EXERCISE GOAL:
Transcribe each line of the material as it is, and drop any picture.

DATA SHOWN:

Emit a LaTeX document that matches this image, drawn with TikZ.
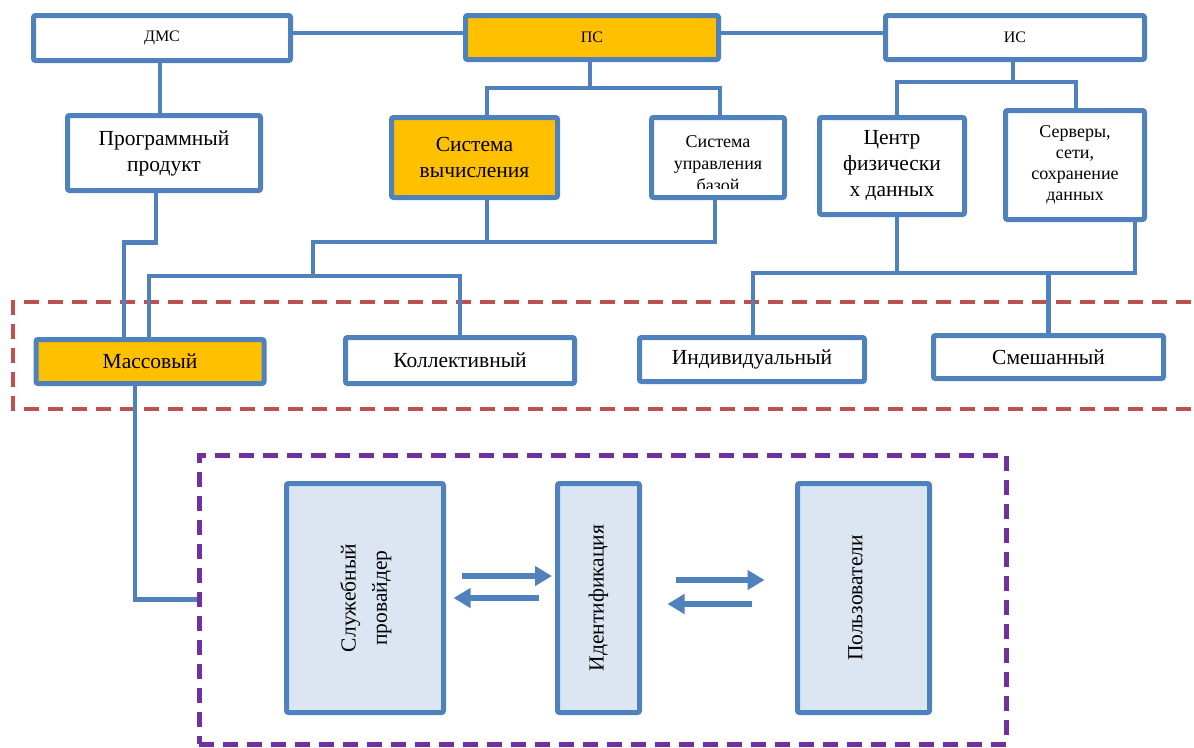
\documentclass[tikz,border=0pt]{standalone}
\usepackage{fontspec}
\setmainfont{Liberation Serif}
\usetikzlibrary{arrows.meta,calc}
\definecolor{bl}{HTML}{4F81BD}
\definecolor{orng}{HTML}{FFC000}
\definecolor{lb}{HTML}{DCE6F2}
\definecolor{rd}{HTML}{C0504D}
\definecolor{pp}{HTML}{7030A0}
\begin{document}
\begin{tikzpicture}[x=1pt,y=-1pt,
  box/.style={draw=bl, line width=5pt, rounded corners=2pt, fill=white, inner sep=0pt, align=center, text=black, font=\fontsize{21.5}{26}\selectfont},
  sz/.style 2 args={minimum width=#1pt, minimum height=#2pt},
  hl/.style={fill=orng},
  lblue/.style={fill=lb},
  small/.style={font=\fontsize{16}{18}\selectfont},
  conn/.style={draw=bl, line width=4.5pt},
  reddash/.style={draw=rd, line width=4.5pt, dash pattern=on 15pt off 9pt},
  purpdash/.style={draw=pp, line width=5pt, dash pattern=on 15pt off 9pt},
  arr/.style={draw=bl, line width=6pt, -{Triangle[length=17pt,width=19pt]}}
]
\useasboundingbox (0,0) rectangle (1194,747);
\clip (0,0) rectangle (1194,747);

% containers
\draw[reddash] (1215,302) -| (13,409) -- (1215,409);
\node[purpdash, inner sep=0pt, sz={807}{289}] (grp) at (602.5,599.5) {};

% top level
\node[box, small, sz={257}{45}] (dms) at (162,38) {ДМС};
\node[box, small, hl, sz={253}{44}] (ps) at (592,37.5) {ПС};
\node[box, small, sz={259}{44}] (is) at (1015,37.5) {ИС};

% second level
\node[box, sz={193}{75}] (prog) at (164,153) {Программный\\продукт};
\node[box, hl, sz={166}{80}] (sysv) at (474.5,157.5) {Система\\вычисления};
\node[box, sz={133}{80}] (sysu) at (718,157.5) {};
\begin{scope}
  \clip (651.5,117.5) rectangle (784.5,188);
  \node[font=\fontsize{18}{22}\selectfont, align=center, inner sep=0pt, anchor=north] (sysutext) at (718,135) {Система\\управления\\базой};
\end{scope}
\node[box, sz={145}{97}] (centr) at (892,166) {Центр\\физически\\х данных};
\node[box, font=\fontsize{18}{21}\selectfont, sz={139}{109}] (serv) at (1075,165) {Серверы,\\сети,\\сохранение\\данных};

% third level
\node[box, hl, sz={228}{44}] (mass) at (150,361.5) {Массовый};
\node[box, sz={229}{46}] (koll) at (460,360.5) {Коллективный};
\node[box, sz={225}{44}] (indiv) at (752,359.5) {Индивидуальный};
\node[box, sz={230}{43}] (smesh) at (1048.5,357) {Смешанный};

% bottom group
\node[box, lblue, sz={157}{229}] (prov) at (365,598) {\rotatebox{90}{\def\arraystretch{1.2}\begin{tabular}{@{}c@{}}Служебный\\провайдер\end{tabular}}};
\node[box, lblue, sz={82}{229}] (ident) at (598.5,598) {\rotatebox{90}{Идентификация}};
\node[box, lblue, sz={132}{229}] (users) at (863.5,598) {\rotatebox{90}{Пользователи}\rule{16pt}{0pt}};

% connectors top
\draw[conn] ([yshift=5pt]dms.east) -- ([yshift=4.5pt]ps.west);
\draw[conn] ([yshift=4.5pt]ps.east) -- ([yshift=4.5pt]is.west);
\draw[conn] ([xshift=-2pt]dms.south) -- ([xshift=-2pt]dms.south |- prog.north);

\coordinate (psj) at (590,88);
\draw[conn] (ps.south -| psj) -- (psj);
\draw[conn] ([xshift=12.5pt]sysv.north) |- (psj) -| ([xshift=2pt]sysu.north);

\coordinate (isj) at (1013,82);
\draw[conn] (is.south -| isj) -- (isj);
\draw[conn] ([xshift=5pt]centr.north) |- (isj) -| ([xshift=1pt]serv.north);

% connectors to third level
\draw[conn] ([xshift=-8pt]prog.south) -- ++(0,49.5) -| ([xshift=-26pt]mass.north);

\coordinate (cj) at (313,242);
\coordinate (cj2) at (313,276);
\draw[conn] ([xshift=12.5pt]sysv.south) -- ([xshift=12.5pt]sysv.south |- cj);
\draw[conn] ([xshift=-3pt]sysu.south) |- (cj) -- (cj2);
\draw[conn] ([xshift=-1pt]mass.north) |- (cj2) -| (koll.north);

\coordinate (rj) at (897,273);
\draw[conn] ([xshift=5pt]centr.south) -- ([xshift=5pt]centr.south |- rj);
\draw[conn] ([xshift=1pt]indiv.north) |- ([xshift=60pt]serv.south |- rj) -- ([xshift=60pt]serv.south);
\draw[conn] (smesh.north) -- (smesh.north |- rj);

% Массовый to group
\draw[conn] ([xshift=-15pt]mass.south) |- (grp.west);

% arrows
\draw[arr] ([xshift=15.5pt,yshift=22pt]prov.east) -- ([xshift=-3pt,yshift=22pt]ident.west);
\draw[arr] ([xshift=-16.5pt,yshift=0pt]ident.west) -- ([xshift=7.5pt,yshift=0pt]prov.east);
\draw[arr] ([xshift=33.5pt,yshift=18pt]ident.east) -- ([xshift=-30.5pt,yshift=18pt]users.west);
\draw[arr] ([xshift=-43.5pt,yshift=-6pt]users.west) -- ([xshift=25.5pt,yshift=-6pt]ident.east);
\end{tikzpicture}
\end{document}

COMPLETED TASK:
Emit a LaTeX document that matches this image, drawn with TikZ.
\documentclass[tikz,border=0pt]{standalone}
\usepackage{fontspec}
\setmainfont{Liberation Serif}
\usetikzlibrary{arrows.meta,calc}
\definecolor{bl}{HTML}{4F81BD}
\definecolor{orng}{HTML}{FFC000}
\definecolor{lb}{HTML}{DCE6F2}
\definecolor{rd}{HTML}{C0504D}
\definecolor{pp}{HTML}{7030A0}
\begin{document}
\begin{tikzpicture}[x=1pt,y=-1pt,
  box/.style={draw=bl, line width=5pt, rounded corners=2pt, fill=white, inner sep=0pt, align=center, text=black, font=\fontsize{21.5}{26}\selectfont},
  sz/.style 2 args={minimum width=#1pt, minimum height=#2pt},
  hl/.style={fill=orng},
  lblue/.style={fill=lb},
  small/.style={font=\fontsize{16}{18}\selectfont},
  conn/.style={draw=bl, line width=4.5pt},
  reddash/.style={draw=rd, line width=4.5pt, dash pattern=on 15pt off 9pt},
  purpdash/.style={draw=pp, line width=5pt, dash pattern=on 15pt off 9pt},
  arr/.style={draw=bl, line width=6pt, -{Triangle[length=17pt,width=19pt]}}
]
\useasboundingbox (0,0) rectangle (1194,747);
\clip (0,0) rectangle (1194,747);

% containers
\draw[reddash] (1215,302) -| (13,409) -- (1215,409);
\node[purpdash, inner sep=0pt, sz={807}{289}] (grp) at (602.5,599.5) {};

% top level
\node[box, small, sz={257}{45}] (dms) at (162,38) {ДМС};
\node[box, small, hl, sz={253}{44}] (ps) at (592,37.5) {ПС};
\node[box, small, sz={259}{44}] (is) at (1015,37.5) {ИС};

% second level
\node[box, sz={193}{75}] (prog) at (164,153) {Программный\\продукт};
\node[box, hl, sz={166}{80}] (sysv) at (474.5,157.5) {Система\\вычисления};
\node[box, sz={133}{80}] (sysu) at (718,157.5) {};
\begin{scope}
  \clip (651.5,117.5) rectangle (784.5,188);
  \node[font=\fontsize{18}{22}\selectfont, align=center, inner sep=0pt, anchor=north] (sysutext) at (718,135) {Система\\управления\\базой};
\end{scope}
\node[box, sz={145}{97}] (centr) at (892,166) {Центр\\физически\\х данных};
\node[box, font=\fontsize{18}{21}\selectfont, sz={139}{109}] (serv) at (1075,165) {Серверы,\\сети,\\сохранение\\данных};

% third level
\node[box, hl, sz={228}{44}] (mass) at (150,361.5) {Массовый};
\node[box, sz={229}{46}] (koll) at (460,360.5) {Коллективный};
\node[box, sz={225}{44}] (indiv) at (752,359.5) {Индивидуальный};
\node[box, sz={230}{43}] (smesh) at (1048.5,357) {Смешанный};

% bottom group
\node[box, lblue, sz={157}{229}] (prov) at (365,598) {\rotatebox{90}{\def\arraystretch{1.2}\begin{tabular}{@{}c@{}}Служебный\\провайдер\end{tabular}}};
\node[box, lblue, sz={82}{229}] (ident) at (598.5,598) {\rotatebox{90}{Идентификация}};
\node[box, lblue, sz={132}{229}] (users) at (863.5,598) {\rotatebox{90}{Пользователи}\rule{16pt}{0pt}};

% connectors top
\draw[conn] ([yshift=5pt]dms.east) -- ([yshift=4.5pt]ps.west);
\draw[conn] ([yshift=4.5pt]ps.east) -- ([yshift=4.5pt]is.west);
\draw[conn] ([xshift=-2pt]dms.south) -- ([xshift=-2pt]dms.south |- prog.north);

\coordinate (psj) at (590,88);
\draw[conn] (ps.south -| psj) -- (psj);
\draw[conn] ([xshift=12.5pt]sysv.north) |- (psj) -| ([xshift=2pt]sysu.north);

\coordinate (isj) at (1013,82);
\draw[conn] (is.south -| isj) -- (isj);
\draw[conn] ([xshift=5pt]centr.north) |- (isj) -| ([xshift=1pt]serv.north);

% connectors to third level
\draw[conn] ([xshift=-8pt]prog.south) -- ++(0,49.5) -| ([xshift=-26pt]mass.north);

\coordinate (cj) at (313,242);
\coordinate (cj2) at (313,276);
\draw[conn] ([xshift=12.5pt]sysv.south) -- ([xshift=12.5pt]sysv.south |- cj);
\draw[conn] ([xshift=-3pt]sysu.south) |- (cj) -- (cj2);
\draw[conn] ([xshift=-1pt]mass.north) |- (cj2) -| (koll.north);

\coordinate (rj) at (897,273);
\draw[conn] ([xshift=5pt]centr.south) -- ([xshift=5pt]centr.south |- rj);
\draw[conn] ([xshift=1pt]indiv.north) |- ([xshift=60pt]serv.south |- rj) -- ([xshift=60pt]serv.south);
\draw[conn] (smesh.north) -- (smesh.north |- rj);

% Массовый to group
\draw[conn] ([xshift=-15pt]mass.south) |- (grp.west);

% arrows
\draw[arr] ([xshift=15.5pt,yshift=22pt]prov.east) -- ([xshift=-3pt,yshift=22pt]ident.west);
\draw[arr] ([xshift=-16.5pt,yshift=0pt]ident.west) -- ([xshift=7.5pt,yshift=0pt]prov.east);
\draw[arr] ([xshift=33.5pt,yshift=18pt]ident.east) -- ([xshift=-30.5pt,yshift=18pt]users.west);
\draw[arr] ([xshift=-43.5pt,yshift=-6pt]users.west) -- ([xshift=25.5pt,yshift=-6pt]ident.east);
\end{tikzpicture}
\end{document}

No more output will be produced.